Proposition T attracted much attention – and money – in the campaigns leading up to November 4. The opposition was particularly well financed, but that opposition was also fueled by a wide-ranging array of local community leaders and organizations in response to the grass roots support for the measure.
Diana Gordon, co-chair of the Santa Monica Coalition for a Livable City which sponsored the measure, said, “Thousands of residents have voted that they believe our city is failing to manage traffic and overdevelopment. This residents’ coalition has grown broader and stronger and will continue to fight for residents’ quality of life. We were outspent more than 10 to one, and if this had been anything close to a level playing field, T would have overwhelmingly passed. In the end, the out-of-town developers defeated T.”
Calling all the attention to funding sources a “distraction,” Terry O’Day, who co-chaired the Save Our City campaign against T, said, “We’re really pleased that the voters were able to see through the claims of traffic reduction and really get to the facts. Ultimately, it was the merits of the policy proposal.”

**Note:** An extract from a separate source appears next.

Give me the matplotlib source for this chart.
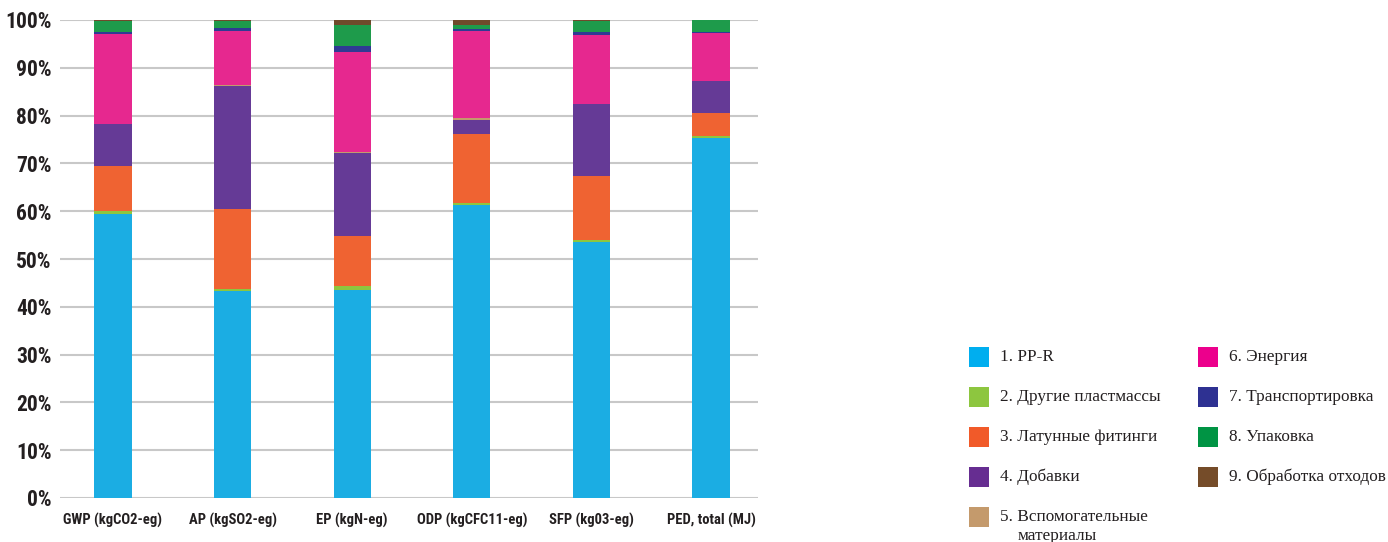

City Councilmember Kevin McKeown, who supported T, put the outcome in some perspective: “Let’s not forget almost half of Santa Monica, despite dire warnings from developers, voted to slow down the commercial growth of our city. In the new spirit of our inclusive Obama Nation, those voices need to be heard and respected along with the victors’.”
The $295 million SMC bonds, which generated an unusual amount of controversy for an educational bond measure in the Santa Monica Community College District, needed a 55 percent vote to pass and easily met that requirement by getting 62.05 percent approval against a 37.95 percent no vote.
The telecommunications amendments to the User Utility Tax, promoted by the City as technical adjustments to bring the law up to date in the wake of technological changes without changing the tax rate, also generated opposition that many found unexpectedly stiff. It narrowly passed with 52.15 percent of the vote.
In the School Board race, first-time candidate Ben Allen led all candidates with 27.77 percent of the votes, followed by incumbents Maria Leon-Vazquez (26.73 percent) and Jose Escarce (23.47 percent), closely followed by the unsuccessful Chris Bley (22.04 percent).
Joel Koury, who chairs the Rent Control Board, was reelected with 43.27 percent of the votes cast. In the race between first-time candidates for the other open seat, Christopher Braun (29.06 percent), who had the SMRR endorsement, just edged Robert Kronovet (27.68 percent).
In the SMC Trustees election, the three incumbents were reelected handily: Susan Aminoff (28.41 percent), Robert Rader (27.60 percent), and Margaret Quinones-Perez (26.52 percent). Challenger Heidi Hoeck drew 17.47 percent of the votes cast.